> **TASK DESCRIPTION**:
Transcribe the listing in full, excluding any pictures.

> **GIVEN DATA**:
◇ ◇ ◇

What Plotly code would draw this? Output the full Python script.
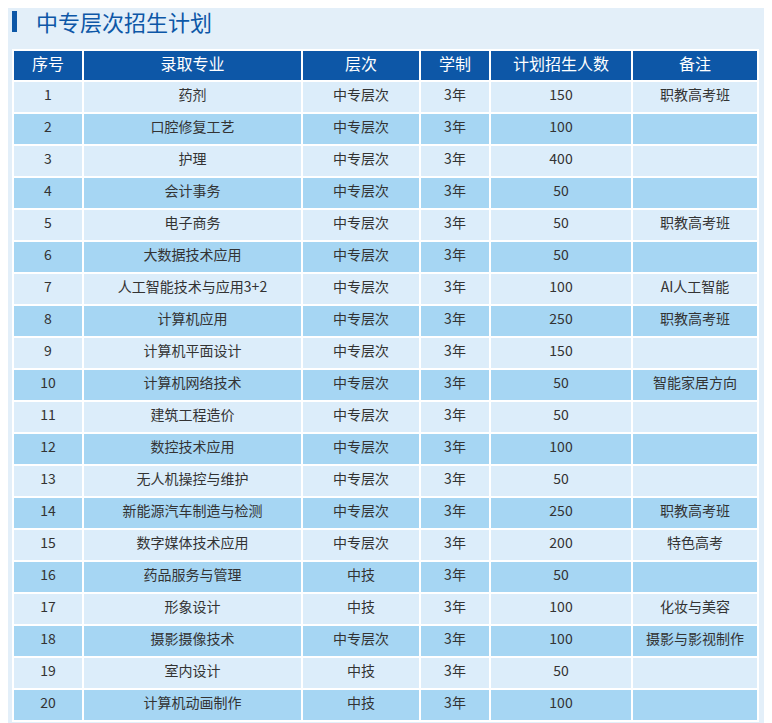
import plotly.graph_objects as go

headers = ["序号", "录取专业", "层次", "学制", "计划招生人数", "备注"]
nums = [str(i) for i in range(1, 21)]
majors = ["药剂", "口腔修复工艺", "护理", "会计事务", "电子商务", "大数据技术应用", "人工智能技术与应用3+2",
          "计算机应用", "计算机平面设计", "计算机网络技术", "建筑工程造价", "数控技术应用", "无人机操控与维护",
          "新能源汽车制造与检测", "数字媒体技术应用", "药品服务与管理", "形象设计", "摄影摄像技术", "室内设计", "计算机动画制作"]
levels = ["中专层次"] * 15 + ["中技", "中技", "中专层次", "中技", "中技"]
years = ["3年"] * 20
plan = [150, 100, 400, 50, 50, 50, 100, 250, 150, 50, 50, 100, 50, 250, 200, 50, 100, 100, 50, 100]
notes = ["职教高考班", "", "", "", "职教高考班", "", "AI人工智能", "职教高考班", "", "智能家居方向",
         "", "", "", "职教高考班", "特色高考", "", "化妆与美容", "摄影与影视制作", "", ""]

W, H = 772, 723
OFF = 8  # page body margin
row_fill = ["#dcedfa" if i % 2 == 0 else "#a6d6f3" for i in range(20)]

fig = go.Figure(go.Table(
    domain=dict(x=[(13 - OFF) / W, (758 - OFF) / W], y=[0, 1 - (50 - OFF) / H]),
    columnwidth=[70, 219, 118, 70, 142, 126],
    header=dict(values=headers, fill_color="#0d57a7", line=dict(color="white", width=1.5),
                font=dict(color="white", size=16, family="Noto Sans CJK SC"), height=31, align="center"),
    cells=dict(values=[nums, majors, levels, years, [str(p) for p in plan], notes],
               fill_color=[row_fill] * 6, line=dict(color="white", width=1.5),
               font=dict(color="#333333", size=14, family="Noto Sans CJK SC"), height=32, align="center"),
))
fig.add_shape(type="rect", xref="paper", yref="paper", x0=(12 - OFF) / W, x1=(17 - OFF) / W,
              y0=1 - (32 - OFF) / H, y1=1 - (11 - OFF) / H, fillcolor="#0d57a7", line_width=0)
fig.add_annotation(text="中专层次招生计划", xref="paper", yref="paper", x=(34 - OFF) / W, y=1 - (21 - OFF) / H,
                   xanchor="left", yanchor="middle", showarrow=False,
                   font=dict(size=22, color="#0d57a7", family="Noto Sans CJK SC"))
fig.update_layout(width=W, height=H, margin=dict(l=0, r=0, t=0, b=0),
                  paper_bgcolor="#e3eff9", plot_bgcolor="#e3eff9")
fig.write_html("out.html")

◇ ◇ ◇

> **TASK SOLUTION**:
What Plotly code would draw this? Output the full Python script.
import plotly.graph_objects as go

headers = ["序号", "录取专业", "层次", "学制", "计划招生人数", "备注"]
nums = [str(i) for i in range(1, 21)]
majors = ["药剂", "口腔修复工艺", "护理", "会计事务", "电子商务", "大数据技术应用", "人工智能技术与应用3+2",
          "计算机应用", "计算机平面设计", "计算机网络技术", "建筑工程造价", "数控技术应用", "无人机操控与维护",
          "新能源汽车制造与检测", "数字媒体技术应用", "药品服务与管理", "形象设计", "摄影摄像技术", "室内设计", "计算机动画制作"]
levels = ["中专层次"] * 15 + ["中技", "中技", "中专层次", "中技", "中技"]
years = ["3年"] * 20
plan = [150, 100, 400, 50, 50, 50, 100, 250, 150, 50, 50, 100, 50, 250, 200, 50, 100, 100, 50, 100]
notes = ["职教高考班", "", "", "", "职教高考班", "", "AI人工智能", "职教高考班", "", "智能家居方向",
         "", "", "", "职教高考班", "特色高考", "", "化妆与美容", "摄影与影视制作", "", ""]

W, H = 772, 723
OFF = 8  # page body margin
row_fill = ["#dcedfa" if i % 2 == 0 else "#a6d6f3" for i in range(20)]

fig = go.Figure(go.Table(
    domain=dict(x=[(13 - OFF) / W, (758 - OFF) / W], y=[0, 1 - (50 - OFF) / H]),
    columnwidth=[70, 219, 118, 70, 142, 126],
    header=dict(values=headers, fill_color="#0d57a7", line=dict(color="white", width=1.5),
                font=dict(color="white", size=16, family="Noto Sans CJK SC"), height=31, align="center"),
    cells=dict(values=[nums, majors, levels, years, [str(p) for p in plan], notes],
               fill_color=[row_fill] * 6, line=dict(color="white", width=1.5),
               font=dict(color="#333333", size=14, family="Noto Sans CJK SC"), height=32, align="center"),
))
fig.add_shape(type="rect", xref="paper", yref="paper", x0=(12 - OFF) / W, x1=(17 - OFF) / W,
              y0=1 - (32 - OFF) / H, y1=1 - (11 - OFF) / H, fillcolor="#0d57a7", line_width=0)
fig.add_annotation(text="中专层次招生计划", xref="paper", yref="paper", x=(34 - OFF) / W, y=1 - (21 - OFF) / H,
                   xanchor="left", yanchor="middle", showarrow=False,
                   font=dict(size=22, color="#0d57a7", family="Noto Sans CJK SC"))
fig.update_layout(width=W, height=H, margin=dict(l=0, r=0, t=0, b=0),
                  paper_bgcolor="#e3eff9", plot_bgcolor="#e3eff9")
fig.write_html("out.html")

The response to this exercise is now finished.